A preferência de Fontes pela intervenção temporária na análise das transições dos valores de convívio é não apenas cabível, mas aparenta ser um modo seguro de verificar possibilidades de cuidar da saúde comunitária na gambiarra metropolitana. No entanto, suas escolhas partem sempre do negativo, o que resulta no embate com problemas idealizados. A exclusão das ações cotidianas surge com o argumento pouco consistente de que nelas não existiria ruptura espaço-temporal para a relação intervenção-intenção transformadora. Pôr o cotidiano para escanteio é ignorar o sujeito citadino multiatarefado que existe em várias camadas, constantemente em fricção. Pensar intervenções em uma praça não é mais possível sem considerar conexões em rede e circulação de documentos de fonte inidentificável. Com celular em mãos, ruas em obra, greves e arte de rua, o cotidiano é todo transitório.
A autora move-se na “escala comunicativa” de Milton Santos. Isso tenciona o espaço mais para o seu uso que para sua projeção. Tal definição, aliada ao espaço coletivo de Solá-Morales, como lugar em que “a vida coletiva se desenvolve, representa e recorda, e que podem ser públicos e privados ao mesmo tempo”, confluiria com o objetivo de pensar a qualidade do espaço público.

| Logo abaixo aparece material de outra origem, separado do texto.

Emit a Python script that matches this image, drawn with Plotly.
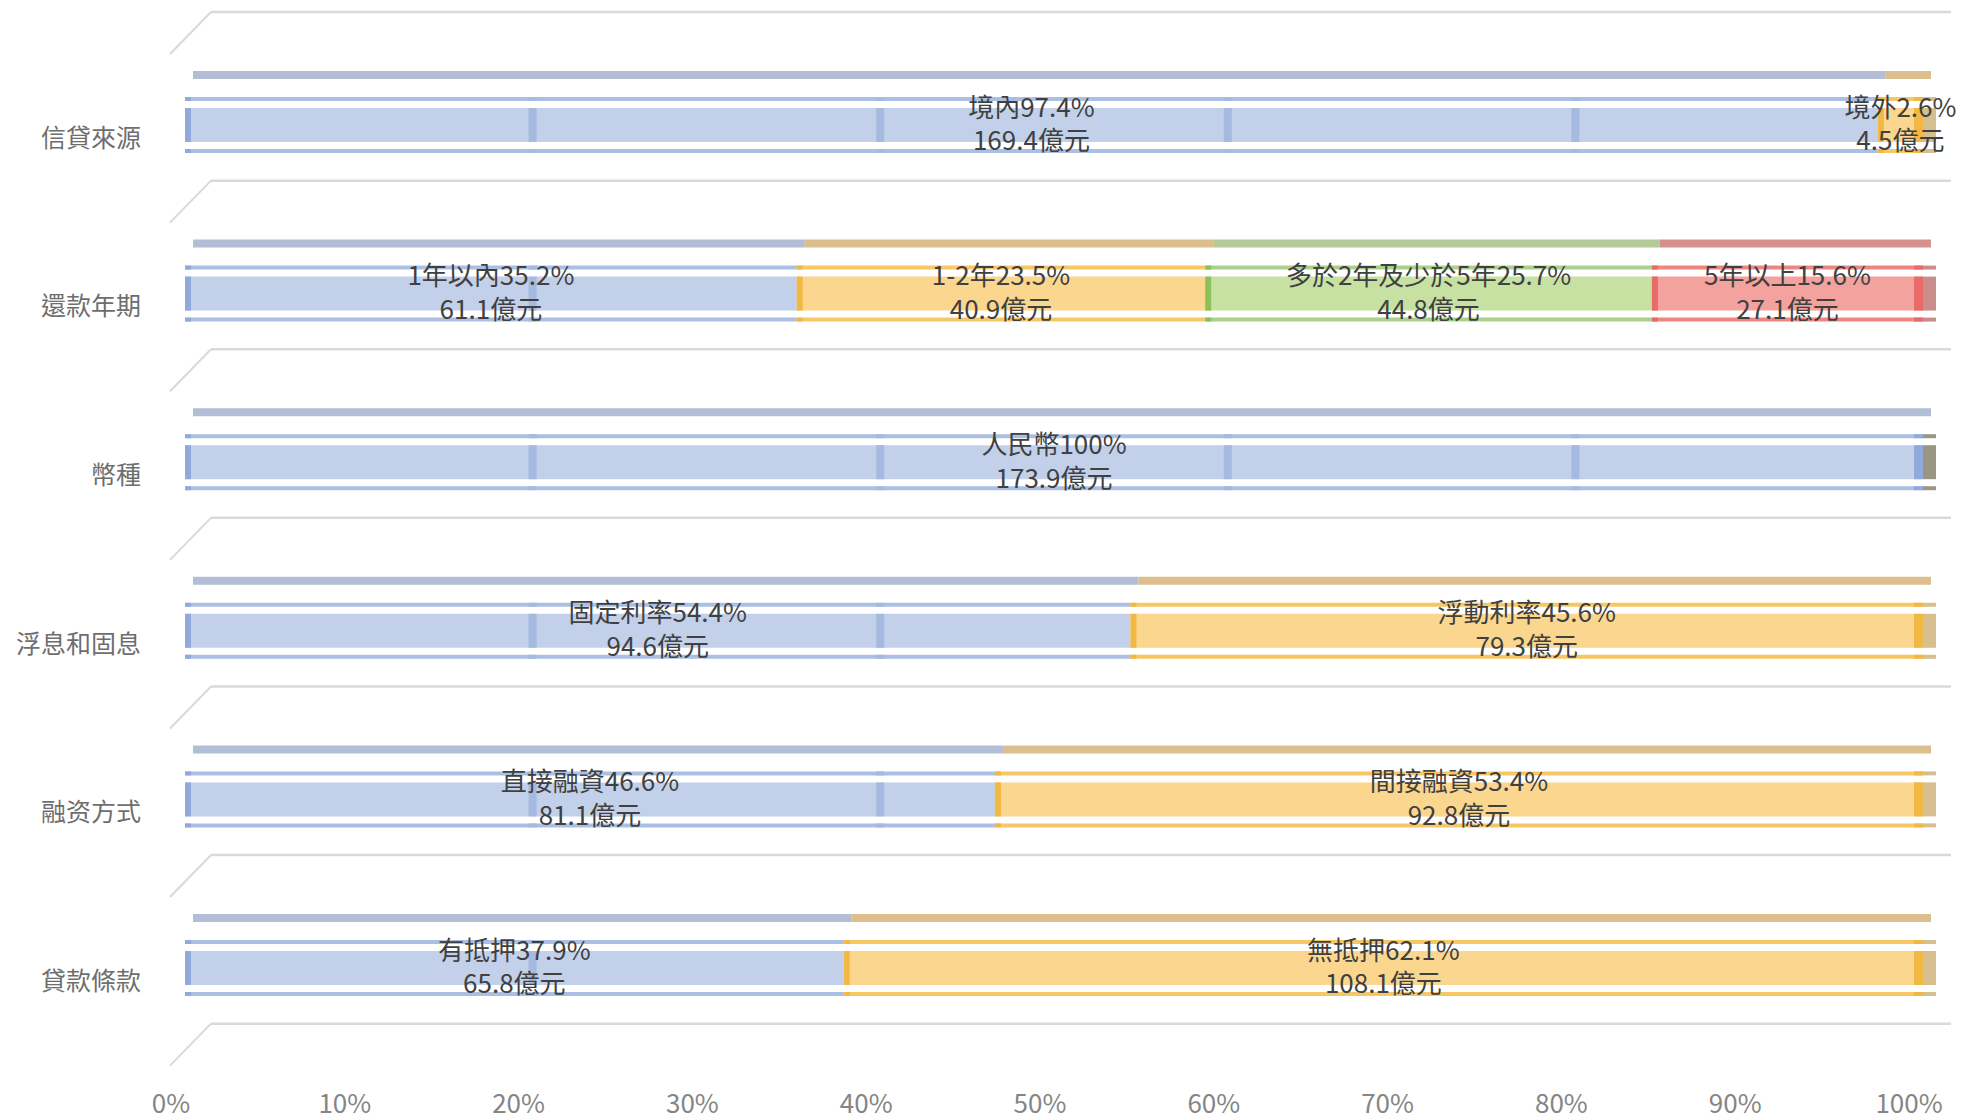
import plotly.graph_objects as go

# ---------------- data ----------------
categories = ['信貸來源', '還款年期', '幣種', '浮息和固息', '融资方式', '貸款條款']

s1_names = ['境內', '1年以內', '人民幣', '固定利率', '直接融資', '有抵押']
s1_pct = [97.4, 35.2, 100, 54.4, 46.6, 37.9]
s1_amt = [169.4, 61.1, 173.9, 94.6, 81.1, 65.8]

s2_names = ['境外', '1-2年', None, '浮動利率', '間接融資', '無抵押']
s2_pct = [2.6, 23.5, None, 45.6, 53.4, 62.1]
s2_amt = [4.5, 40.9, None, 79.3, 92.8, 108.1]

s3_names = [None, '多於2年及少於5年', None, None, None, None]
s3_pct = [None, 25.7, None, None, None, None]
s3_amt = [None, 44.8, None, None, None, None]

s4_names = [None, '5年以上', None, None, None, None]
s4_pct = [None, 15.6, None, None, None, None]
s4_amt = [None, 27.1, None, None, None, None]

x_ticks = [i / 10 for i in range(11)]
x_ticktext = [f'{i * 10}%' for i in range(11)]

series = [
    (s1_names, s1_pct, s1_amt),
    (s2_names, s2_pct, s2_amt),
    (s3_names, s3_pct, s3_amt),
    (s4_names, s4_pct, s4_amt),
]

# ---------------- styles ----------------
palette = [
    dict(body='#C2D0EA', stripe='#AABFE3', top='#B2BED5', cap='#90ABDB', side='#9A9684', band='#A4BAE0'),
    dict(body='#FAD68F', stripe='#F7C766', top='#DCBF8C', cap='#F2B844', side='#D6BE8E', band=None),
    dict(body='#C7E1A2', stripe='#A9D18A', top='#B3CB98', cap='#8CC05A', side='#A8BF8C', band=None),
    dict(body='#F4A29E', stripe='#EF8581', top='#D6918E', cap='#E96B67', side='#C98E8C', band=None),
]
UNIT = 168.6  # px per category on the y axis
PXX = 1738    # px per 100% on the x axis
TOP_SHIFT = 8  # perspective shift of the top face, px
layers = [
    # (name, top offset px, height px, colour key)
    ('top', -54, 8, 'top'),
    ('stripe1', -28, 4, 'stripe'),
    ('body', -17, 34, 'body'),
    ('stripe2', 24, 4, 'stripe'),
]
FONT = 'Noto Sans CJK TC'
band_ticks = [0.2, 0.4, 0.6, 0.8]

fig = go.Figure()


def add_layer_bars(ys, xs, bases, color, layer_subset):
    for lname, off, h, key in layer_subset:
        c = color if isinstance(color, str) else color[key]
        b = bases
        if lname == 'top':
            b = [v + TOP_SHIFT / PXX for v in bases]
        fig.add_trace(go.Bar(
            y=ys, x=xs, base=b, orientation='h',
            offset=off / UNIT, width=h / UNIT,
            marker=dict(color=c, line=dict(width=0)),
            showlegend=False, hoverinfo='skip'))


text_traces = []
cum = [0.0] * len(categories)
for si, (names, pcts, amts) in enumerate(series):
    ys, xs, bases, texts, ends = [], [], [], [], []
    for ci, cat in enumerate(categories):
        if pcts[ci] is None:
            continue
        ys.append(cat)
        xs.append(pcts[ci] / 100)
        bases.append(cum[ci] / 100)
        texts.append(f'{names[ci]}{pcts[ci]:g}%<br>{amts[ci]:g}億元')
        cum[ci] += pcts[ci]
        ends.append(cum[ci] >= 99.99)
    col = palette[si]
    add_layer_bars(ys, xs, bases, col, layers)
    # darker cap at the start of each segment
    add_layer_bars(ys, [6 / PXX] * len(ys), bases, col['cap'], layers[1:])
    # back-wall gridlines showing through the first series
    if col['band']:
        bys, bxs = [], []
        for y, b, x in zip(ys, bases, xs):
            for t in band_ticks:
                if b < t < b + x:
                    bys.append(y)
                    bxs.append(t - 4 / PXX)
        add_layer_bars(bys, [8 / PXX] * len(bys), bxs, col['band'], layers[1:])
    # side face at the end of the last segment of each row
    sy = [y for y, e in zip(ys, ends) if e]
    if sy:
        add_layer_bars(sy, [13 / PXX] * len(sy), [1.0] * len(sy), col['side'], layers[1:])
        add_layer_bars(sy, [9 / PXX] * len(sy), [1.0 - 9 / PXX] * len(sy), col['cap'], layers[1:])
    text_traces.append((ys, xs, bases, texts))

# labels on top of everything
for ys, xs, bases, texts in text_traces:
    fig.add_trace(go.Bar(
        y=ys, x=xs, base=bases, orientation='h',
        offset=-20 / UNIT, width=34 / UNIT,
        marker=dict(color='rgba(0,0,0,0)', line=dict(width=0)),
        text=texts, textposition='inside', insidetextanchor='middle',
        textangle=0, constraintext='none', cliponaxis=False,
        textfont=dict(family=FONT, size=26, color='#404040'),
        showlegend=False, hoverinfo='skip'))

# gridlines of the 3D walls (category boundaries)
grid_col = '#D9D9D9'
x_left_px, x_back_px, x_right_px = 170, 211, 1951
x0_px = 185  # pixel of 0%


def px_to_x(p):
    return (p - x0_px) / PXX


for k in range(len(categories) + 1):
    yb = k - 0.67
    fig.add_shape(type='line', xref='x', yref='y',
                  x0=px_to_x(x_back_px), x1=px_to_x(x_right_px), y0=yb, y1=yb,
                  line=dict(color=grid_col, width=2.5), layer='below')
    fig.add_shape(type='line', xref='x', yref='y',
                  x0=px_to_x(x_left_px), x1=px_to_x(x_back_px), y0=yb + 42 / UNIT, y1=yb,
                  line=dict(color=grid_col, width=2), layer='below')

W, H = 1961, 1119
ml, mr, mt, mb = 160, 6, 0, 39
plot_w = W - ml - mr
x_lo = px_to_x(ml)
x_hi = px_to_x(ml + plot_w)

y_top = -125 / UNIT
y_bot = (H - mb - 125) / UNIT

fig.update_layout(
    width=W, height=H,
    margin=dict(l=ml, r=mr, t=mt, b=mb),
    barmode='overlay',
    plot_bgcolor='white', paper_bgcolor='white',
    font=dict(family=FONT),
    xaxis=dict(range=[x_lo, x_hi], tickvals=x_ticks, ticktext=x_ticktext,
               showgrid=False, zeroline=False, showline=False, ticks='',
               tickfont=dict(family=FONT, size=26, color='#858585'),
               ticklabelshift=-14, ticklabelstandoff=6),
    yaxis=dict(type='category', categoryorder='array', categoryarray=categories,
               range=[y_bot, y_top], showgrid=False, zeroline=False, showline=False,
               ticks='', tickfont=dict(family=FONT, size=25, color='#6E6E6E'),
               ticklabelshift=-13, ticklabelstandoff=18),
)

fig.write_html('out.html')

O esforço de planejamento se daria a partir da observação dos usos de espaços já determinados, para então conceber situações eventuais que abram margem para uma “amabilidade urbana”.
A metrópole está atada a programas funcionais que impem o desenvolvimento de ambientes de “intimidade, proteção, refúgio, centralidade e conforto”. O valor da intervenção temporária estaria na força disfuncional que permite o surgimento da interação positiva entre usuários, a “amabilidade urbana”. Festas populares, blocos de carnaval, pistas de skate improvisadas e a Arte contribuiriam para o surgimento do “espaço feliz”, do qual Bachelard fala em “Poética do Espaço”. Porém, com as definições e objetivos dados acima, é justo escolher a via de intervenções temporárias supostamente não-comerciais e guiar o empenho teórico para a, talvez irreal, “amabilidade urbana”?
Fontes parece interessada em demonstrar possibilidades espaciais de um conceito social bastante inefável. Para isso, faz uso, desde o início, de diagramas subsequentes às explanações. O esquema referente ao seu principal conceito diz: “amabilidade urbana como articulação das dimensões física, temporal e social.” Mas, a falta de definição das dimensões a serem articuladas é um problema não solucionado, embora seja esboçado nos estudos de caso.
O livro é dividido em 4 blocos. No primeiro, são apresentadas as teorias de base e efetuadas as conexões com uma constelação de 15 casos “exemplares”. Nos blocos seguintes, divididos em Apropriações espontâneas, Intervenções de arte pública e Festas locais, a autora emprega os conceitos apresentados em casos das cidades de Rio de Janeiro, Barcelona e Girona.
Entre o “urbanismo cotidiano” de Margareth Crowford e os “espaços eventuais” de Sabaté, Frenchman e Schuster, Fontes prefere o segundo. Tal posição encaixa-se na ideia de Giovanni La Varra, da cidade como um livro cheio de post-it, onde ações acabadas deixam marcas. Terminamos soterrados por perguntas. O temporário serve somente ao deixar marcas permanentes? A guerra santa contra o individualismo não nos atiraria num mar de conflitos de cortiço, mais pessoais que coletivos? Queremos uma família urbana no “espaço feliz”, quando nem sabemos mais o que é família? Afinal, não somos suficientemente eventuais para dispensarmos uma amabilidade funcional?